An illustrative example to demonstrate some of these complexities is the troponin domain, encoded for by exons 10–14 of the TNNT2 gene, which is associated with both hypertrophic cardiomyopathy (HCM) and dilated cardiomyopathy (DCM). This domain was found to be tolerant to variation using our burden analysis (Supplementary Table S6 online), although missense P/LP variants have been reported in this domain. Interestingly, most of those variants are localized to exon 10, disrupt highly conserved basic arginine residues, and are carried by patients with DCM only and not HCM, consistent with previous findings.30,31 This example clearly highlights the issues of amino acid properties and conservation, phenotype stratification, and variable tolerance within any domain.

It is also important to note that sufficient variant data were not available for all genes. Well-curated variant databases would be needed to take this approach for other genes. Furthermore, our approach relies on sufficient understanding of disease prevalence, penetrance, and extent of genetic heterogeneity. Because such information is not always available, conservative approaches must be taken in assuming variation of high-allele frequency is likely benign. Systematic collection of these data for all diseases will be a useful resource that can inform data-analysis approaches such as those presented here.

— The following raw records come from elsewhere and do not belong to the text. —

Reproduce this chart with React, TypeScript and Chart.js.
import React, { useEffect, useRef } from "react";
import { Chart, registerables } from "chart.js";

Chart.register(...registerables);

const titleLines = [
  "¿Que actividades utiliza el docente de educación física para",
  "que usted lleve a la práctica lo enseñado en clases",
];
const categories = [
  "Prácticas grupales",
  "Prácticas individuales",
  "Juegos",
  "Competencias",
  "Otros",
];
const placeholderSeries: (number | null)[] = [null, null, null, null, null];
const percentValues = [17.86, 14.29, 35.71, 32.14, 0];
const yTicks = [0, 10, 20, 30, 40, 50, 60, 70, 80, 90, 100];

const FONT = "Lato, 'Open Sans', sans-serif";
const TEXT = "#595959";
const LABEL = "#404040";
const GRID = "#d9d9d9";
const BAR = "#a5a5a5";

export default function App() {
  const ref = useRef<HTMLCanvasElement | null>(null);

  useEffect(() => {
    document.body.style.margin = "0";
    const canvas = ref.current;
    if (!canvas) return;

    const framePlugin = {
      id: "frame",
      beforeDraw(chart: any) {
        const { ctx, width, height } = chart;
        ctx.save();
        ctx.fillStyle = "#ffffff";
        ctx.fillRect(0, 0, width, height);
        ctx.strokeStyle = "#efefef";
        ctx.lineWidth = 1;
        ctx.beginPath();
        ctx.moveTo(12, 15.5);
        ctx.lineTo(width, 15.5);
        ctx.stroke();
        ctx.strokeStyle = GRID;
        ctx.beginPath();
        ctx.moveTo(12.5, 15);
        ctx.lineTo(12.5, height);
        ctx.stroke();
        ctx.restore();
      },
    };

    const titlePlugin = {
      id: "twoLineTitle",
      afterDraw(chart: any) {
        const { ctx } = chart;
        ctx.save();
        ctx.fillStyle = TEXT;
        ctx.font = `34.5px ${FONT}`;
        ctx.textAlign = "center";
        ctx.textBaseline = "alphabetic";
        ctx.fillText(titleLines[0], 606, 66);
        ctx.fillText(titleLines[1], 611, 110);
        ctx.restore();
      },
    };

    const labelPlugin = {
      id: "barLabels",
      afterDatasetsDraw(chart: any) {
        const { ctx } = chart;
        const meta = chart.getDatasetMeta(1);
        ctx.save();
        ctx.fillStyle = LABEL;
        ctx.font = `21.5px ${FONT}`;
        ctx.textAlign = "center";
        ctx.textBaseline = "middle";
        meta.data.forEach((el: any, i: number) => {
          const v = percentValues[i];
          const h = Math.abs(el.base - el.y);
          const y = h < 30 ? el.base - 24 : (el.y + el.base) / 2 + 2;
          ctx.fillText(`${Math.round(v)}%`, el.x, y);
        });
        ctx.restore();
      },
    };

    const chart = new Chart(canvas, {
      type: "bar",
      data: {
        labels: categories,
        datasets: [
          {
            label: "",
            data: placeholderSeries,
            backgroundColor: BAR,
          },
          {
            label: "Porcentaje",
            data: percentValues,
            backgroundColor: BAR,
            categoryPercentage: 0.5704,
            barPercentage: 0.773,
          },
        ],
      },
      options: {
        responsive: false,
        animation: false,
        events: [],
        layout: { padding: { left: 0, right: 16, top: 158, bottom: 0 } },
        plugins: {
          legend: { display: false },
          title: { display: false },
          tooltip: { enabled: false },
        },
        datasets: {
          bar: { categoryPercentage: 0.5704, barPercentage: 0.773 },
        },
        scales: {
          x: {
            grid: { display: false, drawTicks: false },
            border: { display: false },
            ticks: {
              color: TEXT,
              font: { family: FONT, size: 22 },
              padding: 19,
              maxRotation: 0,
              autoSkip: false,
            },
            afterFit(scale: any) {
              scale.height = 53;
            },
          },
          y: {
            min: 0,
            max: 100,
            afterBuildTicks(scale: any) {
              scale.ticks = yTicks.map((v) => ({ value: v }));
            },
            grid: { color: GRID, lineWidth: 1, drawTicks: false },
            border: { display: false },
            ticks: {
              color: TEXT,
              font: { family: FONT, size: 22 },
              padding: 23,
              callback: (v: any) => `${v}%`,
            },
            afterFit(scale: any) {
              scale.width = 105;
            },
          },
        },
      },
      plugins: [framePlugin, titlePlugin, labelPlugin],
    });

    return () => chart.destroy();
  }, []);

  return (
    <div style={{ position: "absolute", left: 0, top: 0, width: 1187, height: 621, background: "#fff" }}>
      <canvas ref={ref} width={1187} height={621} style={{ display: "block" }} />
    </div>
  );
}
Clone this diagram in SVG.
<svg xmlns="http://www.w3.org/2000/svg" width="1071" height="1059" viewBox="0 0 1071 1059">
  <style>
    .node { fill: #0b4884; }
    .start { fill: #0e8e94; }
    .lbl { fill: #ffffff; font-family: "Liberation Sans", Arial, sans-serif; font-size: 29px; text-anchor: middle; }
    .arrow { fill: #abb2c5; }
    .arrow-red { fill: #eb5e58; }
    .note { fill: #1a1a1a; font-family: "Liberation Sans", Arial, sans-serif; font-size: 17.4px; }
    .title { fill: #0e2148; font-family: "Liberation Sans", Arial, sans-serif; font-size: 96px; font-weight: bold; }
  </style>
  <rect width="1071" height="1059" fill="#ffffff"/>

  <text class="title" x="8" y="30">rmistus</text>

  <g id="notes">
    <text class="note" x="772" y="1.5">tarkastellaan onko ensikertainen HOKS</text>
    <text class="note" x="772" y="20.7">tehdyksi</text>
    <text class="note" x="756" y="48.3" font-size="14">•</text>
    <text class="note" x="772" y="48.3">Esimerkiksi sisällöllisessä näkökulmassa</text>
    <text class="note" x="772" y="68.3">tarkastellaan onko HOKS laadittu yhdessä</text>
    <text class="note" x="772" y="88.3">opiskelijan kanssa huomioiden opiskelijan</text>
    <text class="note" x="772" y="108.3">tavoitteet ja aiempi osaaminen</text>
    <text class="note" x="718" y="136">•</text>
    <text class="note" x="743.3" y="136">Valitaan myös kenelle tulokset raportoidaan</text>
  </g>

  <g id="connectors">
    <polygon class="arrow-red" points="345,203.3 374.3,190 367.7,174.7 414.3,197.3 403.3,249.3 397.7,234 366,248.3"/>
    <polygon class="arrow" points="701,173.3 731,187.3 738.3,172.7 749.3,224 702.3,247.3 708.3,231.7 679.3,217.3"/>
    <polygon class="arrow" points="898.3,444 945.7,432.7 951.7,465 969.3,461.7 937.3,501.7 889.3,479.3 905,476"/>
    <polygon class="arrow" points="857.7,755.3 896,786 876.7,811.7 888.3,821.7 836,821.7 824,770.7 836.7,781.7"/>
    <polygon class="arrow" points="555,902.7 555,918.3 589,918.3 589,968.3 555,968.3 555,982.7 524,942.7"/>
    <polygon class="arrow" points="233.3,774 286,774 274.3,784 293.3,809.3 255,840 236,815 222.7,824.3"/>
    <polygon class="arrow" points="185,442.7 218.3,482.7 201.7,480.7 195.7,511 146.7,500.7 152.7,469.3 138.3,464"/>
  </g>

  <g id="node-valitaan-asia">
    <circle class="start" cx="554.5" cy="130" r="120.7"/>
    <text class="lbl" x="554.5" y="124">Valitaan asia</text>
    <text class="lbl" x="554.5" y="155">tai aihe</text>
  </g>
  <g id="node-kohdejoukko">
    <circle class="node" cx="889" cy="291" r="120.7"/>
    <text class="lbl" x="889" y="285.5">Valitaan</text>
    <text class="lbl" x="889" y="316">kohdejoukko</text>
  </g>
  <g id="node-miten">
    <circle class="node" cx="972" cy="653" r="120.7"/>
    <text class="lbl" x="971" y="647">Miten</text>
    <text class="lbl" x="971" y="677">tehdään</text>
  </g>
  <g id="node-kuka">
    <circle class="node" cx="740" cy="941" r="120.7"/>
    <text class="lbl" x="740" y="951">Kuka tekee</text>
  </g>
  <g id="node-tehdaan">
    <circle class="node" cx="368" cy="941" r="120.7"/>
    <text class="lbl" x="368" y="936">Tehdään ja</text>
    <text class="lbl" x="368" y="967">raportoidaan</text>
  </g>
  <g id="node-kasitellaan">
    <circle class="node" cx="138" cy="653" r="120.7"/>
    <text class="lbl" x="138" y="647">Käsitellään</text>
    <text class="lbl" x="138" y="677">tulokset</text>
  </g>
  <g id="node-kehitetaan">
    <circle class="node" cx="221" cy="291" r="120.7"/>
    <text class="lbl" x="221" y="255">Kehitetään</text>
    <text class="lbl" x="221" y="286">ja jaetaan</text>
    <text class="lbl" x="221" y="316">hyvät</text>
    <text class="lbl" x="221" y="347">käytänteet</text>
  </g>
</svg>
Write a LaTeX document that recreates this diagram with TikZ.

Despite the limitations, our study clearly demonstrates the importance of using the relative distribution of variants in controls versus affected individuals to support variant interpretation and/or prioritization within the relevant genes. Incorporating our intragenic disease burden statistics into the existing phylogenetic-based in silico algorithms, such as SIFT32 and PolyPhen-2,33 is likely to enhance their prediction of variant clinical significance. Finally, our study highlights the need for appropriately capturing and sharing disease sequencing data to enable such approaches, which are likely to reduce the interpretation challenge facing clinical genomics as well as guide high-impact functional research in disease genes.

Disclosure

All authors work for fee-for-service laboratories to perform clinical genetic testing. The other authors declare no conflict of interest.